> EXERCISE TASK: Restate each line of the listing exactly, without carrying over any pictures.

> PROVIDED DATA:

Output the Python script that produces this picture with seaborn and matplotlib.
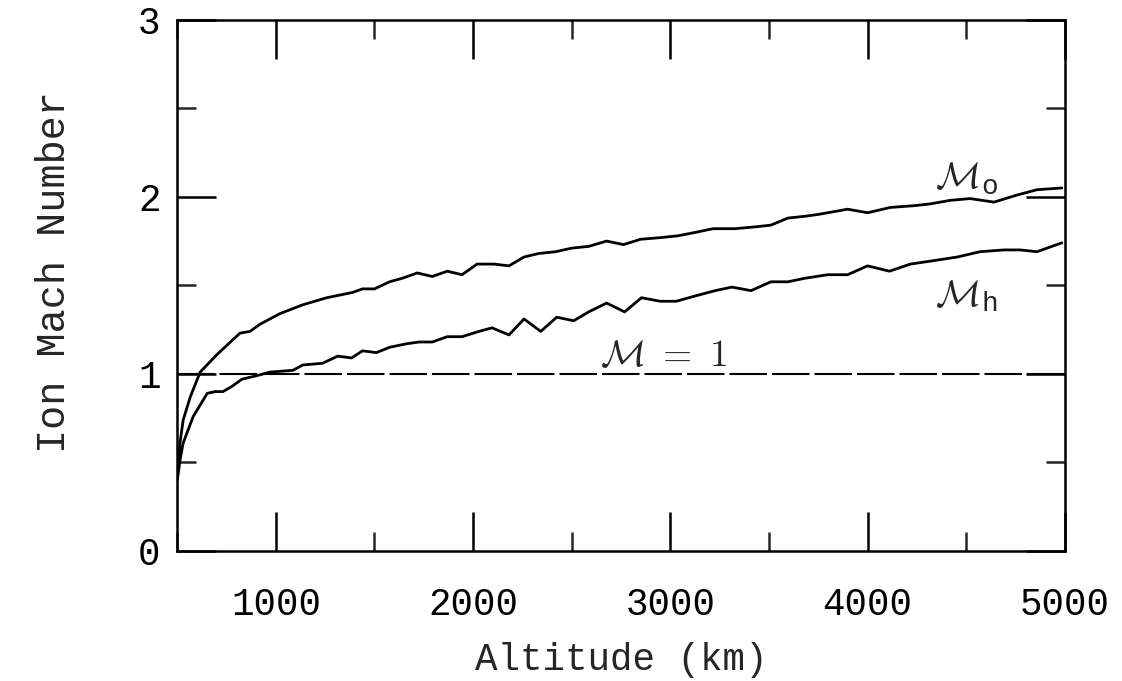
import numpy as np
import pandas as pd
import seaborn as sns
import matplotlib
matplotlib.use("Agg")
import matplotlib.pyplot as plt

# ---- data ----
alt_o = [500, 515, 530, 566, 616, 702, 818, 869, 919, 1020, 1136, 1258, 1389, 1439,
         1500, 1576, 1641, 1717, 1793, 1869, 1944, 2020, 2106, 2182, 2258, 2333,
         2419, 2500, 2586, 2677, 2763, 2848, 2955, 3040, 3131, 3217, 3328, 3429,
         3510, 3596, 3682, 3747, 3899, 4000, 4116, 4237, 4318, 4419, 4520, 4641,
         4758, 4859, 4985]
mach_o = [0.40, 0.62, 0.74, 0.87, 1.01, 1.11, 1.23, 1.24, 1.28, 1.34, 1.39, 1.43, 1.46, 1.48,
          1.48, 1.52, 1.54, 1.57, 1.55, 1.58, 1.56, 1.62, 1.62, 1.61, 1.66, 1.68,
          1.69, 1.71, 1.72, 1.75, 1.73, 1.76, 1.77, 1.78, 1.80, 1.82, 1.82, 1.83,
          1.84, 1.88, 1.89, 1.90, 1.93, 1.91, 1.94, 1.95, 1.96, 1.98, 1.99, 1.97,
          2.01, 2.04, 2.05]

alt_h = [500, 515, 530, 581, 652, 692, 732, 778, 828, 904, 970, 1086, 1136, 1237, 1313,
         1384, 1439, 1510, 1576, 1662, 1727, 1793, 1869, 1944, 2030, 2096, 2182,
         2258, 2343, 2424, 2510, 2586, 2677, 2768, 2854, 2949, 3030, 3126, 3227,
         3313, 3409, 3510, 3596, 3682, 3798, 3899, 4000, 4111, 4217, 4338, 4455,
         4571, 4692, 4773, 4859, 4985]
mach_h = [0.40, 0.52, 0.61, 0.76, 0.89, 0.90, 0.90, 0.93, 0.97, 0.99, 1.01, 1.02, 1.05, 1.06, 1.10,
          1.09, 1.13, 1.12, 1.15, 1.17, 1.18, 1.18, 1.21, 1.21, 1.24, 1.26, 1.22,
          1.31, 1.24, 1.32, 1.30, 1.35, 1.40, 1.35, 1.43, 1.41, 1.41, 1.44, 1.47,
          1.49, 1.47, 1.52, 1.52, 1.54, 1.56, 1.56, 1.61, 1.58, 1.62, 1.64, 1.66,
          1.69, 1.70, 1.70, 1.69, 1.74]

sonic_alt = [500, 5000]
sonic_mach = [1.0, 1.0]

x_ticks = [1000, 2000, 3000, 4000, 5000]
y_ticks = [0, 1, 2, 3]
x_label = "Altitude (km)"
y_label = "Ion Mach Number"

df_o = pd.DataFrame({"alt": alt_o, "mach": mach_o})
df_h = pd.DataFrame({"alt": alt_h, "mach": mach_h})
df_s = pd.DataFrame({"alt": sonic_alt, "mach": sonic_mach})

sns.set_style("ticks")
plt.rcParams["font.family"] = ["Liberation Mono", "DejaVu Sans Mono"]
plt.rcParams["mathtext.fontset"] = "cm"

fig = plt.figure(figsize=(11.22, 6.81), dpi=100)
ax = fig.add_axes([0.158, 0.191, 0.791, 0.780])

lw = 2.0
sns.lineplot(data=df_o, x="alt", y="mach", ax=ax, color="black", lw=lw, sort=False)
sns.lineplot(data=df_h, x="alt", y="mach", ax=ax, color="black", lw=lw, sort=False)
sns.lineplot(data=df_s, x="alt", y="mach", ax=ax, color="black", lw=1.5,
             linestyle=(0, (18, 2.4)), sort=False)

ax.set_xlim(500, 5000)
ax.set_ylim(0, 3)
ax.set_xticks(x_ticks)
ax.set_xticks(np.arange(500, 5001, 500), minor=True)
ax.set_yticks(y_ticks)
ax.set_yticks(np.arange(0, 3.01, 0.5), minor=True)
ax.set_xticklabels([str(t) for t in x_ticks])
ax.set_yticklabels([str(t) for t in y_ticks])

for s in ax.spines.values():
    s.set_visible(True)
    s.set_linewidth(1.8)
    s.set_color("black")

ax.tick_params(which="major", direction="in", length=28, width=1.8,
               top=True, right=True, labelsize=27, colors="black")
ax.tick_params(which="minor", direction="in", length=14, width=1.8,
               top=True, right=True)
ax.tick_params(axis="x", which="major", pad=26)
ax.tick_params(axis="y", which="major", pad=12)

ax.set_xlabel(x_label, fontsize=27, labelpad=14)
ax.set_ylabel(y_label, fontsize=29, labelpad=40)
ax.yaxis.set_label_coords(-0.118, 0.525)

# annotations
ax.text(2965, 1.045, r"$\mathcal{M}\ =\ 1$", fontsize=27, ha="center", va="baseline")

for yb, sub in [(2.05, "o"), (1.386, "h")]:
    ax.text(4343, yb, r"$\mathcal{M}$", fontsize=27, ha="left", va="baseline")
    ax.annotate(sub, xy=(4343, yb), xycoords="data", xytext=(33, -4),
                textcoords="offset points", fontsize=20,
                family=["Liberation Mono", "DejaVu Sans Mono"],
                ha="left", va="baseline")

fig.savefig("out.png", dpi=100, facecolor="white")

> RESPONSE:
Output the Python script that produces this picture with seaborn and matplotlib.
import numpy as np
import pandas as pd
import seaborn as sns
import matplotlib
matplotlib.use("Agg")
import matplotlib.pyplot as plt

# ---- data ----
alt_o = [500, 515, 530, 566, 616, 702, 818, 869, 919, 1020, 1136, 1258, 1389, 1439,
         1500, 1576, 1641, 1717, 1793, 1869, 1944, 2020, 2106, 2182, 2258, 2333,
         2419, 2500, 2586, 2677, 2763, 2848, 2955, 3040, 3131, 3217, 3328, 3429,
         3510, 3596, 3682, 3747, 3899, 4000, 4116, 4237, 4318, 4419, 4520, 4641,
         4758, 4859, 4985]
mach_o = [0.40, 0.62, 0.74, 0.87, 1.01, 1.11, 1.23, 1.24, 1.28, 1.34, 1.39, 1.43, 1.46, 1.48,
          1.48, 1.52, 1.54, 1.57, 1.55, 1.58, 1.56, 1.62, 1.62, 1.61, 1.66, 1.68,
          1.69, 1.71, 1.72, 1.75, 1.73, 1.76, 1.77, 1.78, 1.80, 1.82, 1.82, 1.83,
          1.84, 1.88, 1.89, 1.90, 1.93, 1.91, 1.94, 1.95, 1.96, 1.98, 1.99, 1.97,
          2.01, 2.04, 2.05]

alt_h = [500, 515, 530, 581, 652, 692, 732, 778, 828, 904, 970, 1086, 1136, 1237, 1313,
         1384, 1439, 1510, 1576, 1662, 1727, 1793, 1869, 1944, 2030, 2096, 2182,
         2258, 2343, 2424, 2510, 2586, 2677, 2768, 2854, 2949, 3030, 3126, 3227,
         3313, 3409, 3510, 3596, 3682, 3798, 3899, 4000, 4111, 4217, 4338, 4455,
         4571, 4692, 4773, 4859, 4985]
mach_h = [0.40, 0.52, 0.61, 0.76, 0.89, 0.90, 0.90, 0.93, 0.97, 0.99, 1.01, 1.02, 1.05, 1.06, 1.10,
          1.09, 1.13, 1.12, 1.15, 1.17, 1.18, 1.18, 1.21, 1.21, 1.24, 1.26, 1.22,
          1.31, 1.24, 1.32, 1.30, 1.35, 1.40, 1.35, 1.43, 1.41, 1.41, 1.44, 1.47,
          1.49, 1.47, 1.52, 1.52, 1.54, 1.56, 1.56, 1.61, 1.58, 1.62, 1.64, 1.66,
          1.69, 1.70, 1.70, 1.69, 1.74]

sonic_alt = [500, 5000]
sonic_mach = [1.0, 1.0]

x_ticks = [1000, 2000, 3000, 4000, 5000]
y_ticks = [0, 1, 2, 3]
x_label = "Altitude (km)"
y_label = "Ion Mach Number"

df_o = pd.DataFrame({"alt": alt_o, "mach": mach_o})
df_h = pd.DataFrame({"alt": alt_h, "mach": mach_h})
df_s = pd.DataFrame({"alt": sonic_alt, "mach": sonic_mach})

sns.set_style("ticks")
plt.rcParams["font.family"] = ["Liberation Mono", "DejaVu Sans Mono"]
plt.rcParams["mathtext.fontset"] = "cm"

fig = plt.figure(figsize=(11.22, 6.81), dpi=100)
ax = fig.add_axes([0.158, 0.191, 0.791, 0.780])

lw = 2.0
sns.lineplot(data=df_o, x="alt", y="mach", ax=ax, color="black", lw=lw, sort=False)
sns.lineplot(data=df_h, x="alt", y="mach", ax=ax, color="black", lw=lw, sort=False)
sns.lineplot(data=df_s, x="alt", y="mach", ax=ax, color="black", lw=1.5,
             linestyle=(0, (18, 2.4)), sort=False)

ax.set_xlim(500, 5000)
ax.set_ylim(0, 3)
ax.set_xticks(x_ticks)
ax.set_xticks(np.arange(500, 5001, 500), minor=True)
ax.set_yticks(y_ticks)
ax.set_yticks(np.arange(0, 3.01, 0.5), minor=True)
ax.set_xticklabels([str(t) for t in x_ticks])
ax.set_yticklabels([str(t) for t in y_ticks])

for s in ax.spines.values():
    s.set_visible(True)
    s.set_linewidth(1.8)
    s.set_color("black")

ax.tick_params(which="major", direction="in", length=28, width=1.8,
               top=True, right=True, labelsize=27, colors="black")
ax.tick_params(which="minor", direction="in", length=14, width=1.8,
               top=True, right=True)
ax.tick_params(axis="x", which="major", pad=26)
ax.tick_params(axis="y", which="major", pad=12)

ax.set_xlabel(x_label, fontsize=27, labelpad=14)
ax.set_ylabel(y_label, fontsize=29, labelpad=40)
ax.yaxis.set_label_coords(-0.118, 0.525)

# annotations
ax.text(2965, 1.045, r"$\mathcal{M}\ =\ 1$", fontsize=27, ha="center", va="baseline")

for yb, sub in [(2.05, "o"), (1.386, "h")]:
    ax.text(4343, yb, r"$\mathcal{M}$", fontsize=27, ha="left", va="baseline")
    ax.annotate(sub, xy=(4343, yb), xycoords="data", xytext=(33, -4),
                textcoords="offset points", fontsize=20,
                family=["Liberation Mono", "DejaVu Sans Mono"],
                ha="left", va="baseline")

fig.savefig("out.png", dpi=100, facecolor="white")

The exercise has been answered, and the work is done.